I was feeling time pressure to get it completed (it's the shower!) I was feeling anxiety about all the parts I wasn't sure how to do. I was feeling put upon by it all. I was imagining P's thoughts about my slow progress. Finally, I dug out from under all that.
I realized that I was feeling resentful about being stuck with this project right now. I often feel put upon by the big projects that go with this house. Especially if I feel like I'm tackling them alone. I don't want to feel that way. And our thoughts control our feelings. So, I'm reminding myself that it's an opportunity for me to learn something new (which I love) and to do something that I'll be proud of.
I also realized that I was feeling inadequate because of P's frustration with my process. I don't want to feel that way either. I get to have my process and do things in a way that works for me. And I don't have to feel bad about it. I can certainly negotiate ways to work with someone else's needs, too, but mine are legitimate.
After all that, I did finally make some visible progress. I'll be on the road this week, but I hope to be able to seriously plow ahead when I return.
P's been in occasional touch, mainly with updates on our winter gig. First choice fell through and she's been running other options by me. We had a 45 minute phone call this morning (I ended it first). Some talk about these winter gig options, some talk about a fixer upper house she's looking at, some general catching up on what we've each been up to. I am genuinely interested and happy about what she's doing. She asks for my advice on all sorts of things.
When we hang up I need to give myself some time to feel the sadness of it all. All those interesting things she talked about doing, the shocked little little voice in my head kept saying, "Without me!"
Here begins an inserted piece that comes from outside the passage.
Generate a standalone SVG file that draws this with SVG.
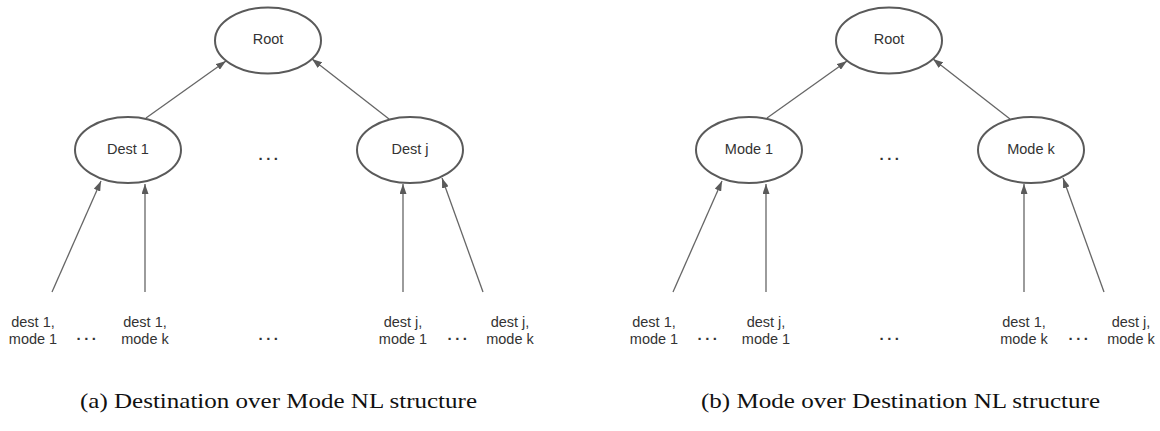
<svg xmlns="http://www.w3.org/2000/svg" width="1160" height="431" viewBox="0 0 1160 431">
  <style>
    .node { fill: #ffffff; stroke: #5a5a5a; stroke-width: 2; }
    .lbl { font-family: "Liberation Sans", Arial, sans-serif; font-size: 14.5px; fill: #333333; text-anchor: middle; }
    .dots { font-family: "Liberation Sans", Arial, sans-serif; font-size: 15px; font-weight: bold; fill: #333333; text-anchor: middle; letter-spacing: 3.5px; }
    .edge { stroke: #666666; stroke-width: 1.3; fill: none; marker-end: url(#arrow); }
    .cap { font-family: "Liberation Serif", "Times New Roman", serif; font-size: 21px; fill: #111111; text-anchor: middle; }
  </style>
  <defs>
    <marker id="arrow" viewBox="0 0 10 7" refX="10" refY="3.5" markerWidth="10" markerHeight="7" markerUnits="userSpaceOnUse" orient="auto">
      <path d="M0,0 L10,3.5 L0,7 z" fill="#5a5a5a"/>
    </marker>
  </defs>

  <rect width="1160" height="431" fill="#ffffff"/>

  <!-- connectors -->
  <g id="connectors">
    <!-- panel (a) -->
    <line class="edge" x1="146" y1="118" x2="226" y2="61"/>
    <line class="edge" x1="389" y1="119" x2="312" y2="59"/>
    <line class="edge" x1="52" y1="292" x2="101" y2="181"/>
    <line class="edge" x1="145" y1="292" x2="145" y2="184"/>
    <line class="edge" x1="403" y1="292" x2="403" y2="184"/>
    <line class="edge" x1="483" y1="292" x2="442" y2="178"/>
    <!-- panel (b) -->
    <line class="edge" x1="767" y1="118" x2="847" y2="61"/>
    <line class="edge" x1="1010" y1="119" x2="933" y2="59"/>
    <line class="edge" x1="673" y1="292" x2="722" y2="181"/>
    <line class="edge" x1="766" y1="292" x2="766" y2="184"/>
    <line class="edge" x1="1024" y1="292" x2="1024" y2="184"/>
    <line class="edge" x1="1104" y1="292" x2="1063" y2="178"/>
  </g>

  <!-- panel (a): destination over mode -->
  <g id="a-root">
    <ellipse class="node" cx="268" cy="40.5" rx="53" ry="33"/>
    <text class="lbl" x="268" y="43.5">Root</text>
  </g>
  <g id="a-dest1">
    <ellipse class="node" cx="128" cy="150" rx="53" ry="33"/>
    <text class="lbl" x="128" y="154">Dest 1</text>
  </g>
  <g id="a-destj">
    <ellipse class="node" cx="410" cy="150" rx="53" ry="33"/>
    <text class="lbl" x="410" y="154">Dest j</text>
  </g>
  <text class="dots" x="270" y="160">...</text>

  <g id="a-leaf-d1m1"><text class="lbl" x="33" y="327">dest 1,</text><text class="lbl" x="33" y="344">mode 1</text></g>
  <g id="a-leaf-d1mk"><text class="lbl" x="145" y="327">dest 1,</text><text class="lbl" x="145" y="344">mode k</text></g>
  <g id="a-leaf-djm1"><text class="lbl" x="403" y="327">dest j,</text><text class="lbl" x="403" y="344">mode 1</text></g>
  <g id="a-leaf-djmk"><text class="lbl" x="510" y="327">dest j,</text><text class="lbl" x="510" y="344">mode k</text></g>
  <text class="dots" x="88" y="340">...</text>
  <text class="dots" x="270" y="340">...</text>
  <text class="dots" x="459" y="340">...</text>

  <!-- panel (b): mode over destination -->
  <g id="b-root">
    <ellipse class="node" cx="889" cy="40.5" rx="53" ry="33"/>
    <text class="lbl" x="889" y="43.5">Root</text>
  </g>
  <g id="b-mode1">
    <ellipse class="node" cx="749" cy="150" rx="53" ry="33"/>
    <text class="lbl" x="749" y="154">Mode 1</text>
  </g>
  <g id="b-modek">
    <ellipse class="node" cx="1031" cy="150" rx="53" ry="33"/>
    <text class="lbl" x="1031" y="154">Mode k</text>
  </g>
  <text class="dots" x="891" y="160">...</text>

  <g id="b-leaf-d1m1"><text class="lbl" x="654" y="327">dest 1,</text><text class="lbl" x="654" y="344">mode 1</text></g>
  <g id="b-leaf-djm1"><text class="lbl" x="766" y="327">dest j,</text><text class="lbl" x="766" y="344">mode 1</text></g>
  <g id="b-leaf-d1mk"><text class="lbl" x="1024" y="327">dest 1,</text><text class="lbl" x="1024" y="344">mode k</text></g>
  <g id="b-leaf-djmk"><text class="lbl" x="1131" y="327">dest j,</text><text class="lbl" x="1131" y="344">mode k</text></g>
  <text class="dots" x="709" y="340">...</text>
  <text class="dots" x="891" y="340">...</text>
  <text class="dots" x="1080" y="340">...</text>

  <!-- captions -->
  <text class="cap" x="278.5" y="408" textLength="397" lengthAdjust="spacingAndGlyphs">(a) Destination over Mode NL structure</text>
  <text class="cap" x="900.5" y="408" textLength="399" lengthAdjust="spacingAndGlyphs">(b) Mode over Destination NL structure</text>
</svg>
After the lukewarm tone of her visit, I thought she might let the winter gig go after our first choice fell through. (I guess my M.O. is to prepare myself for the worst. P doesn't like that negativity.) But she's pursuing other options. I'm pleasantly surprised. (I guess I prefer being pleasantly surprised to having optimistic hopes dashed.) I don't know what she's thinking, but I'm not complaining. It's likely that I'll have stresses and resentments to deal with, but I'm glad that I might have the opportunity to spend more time together.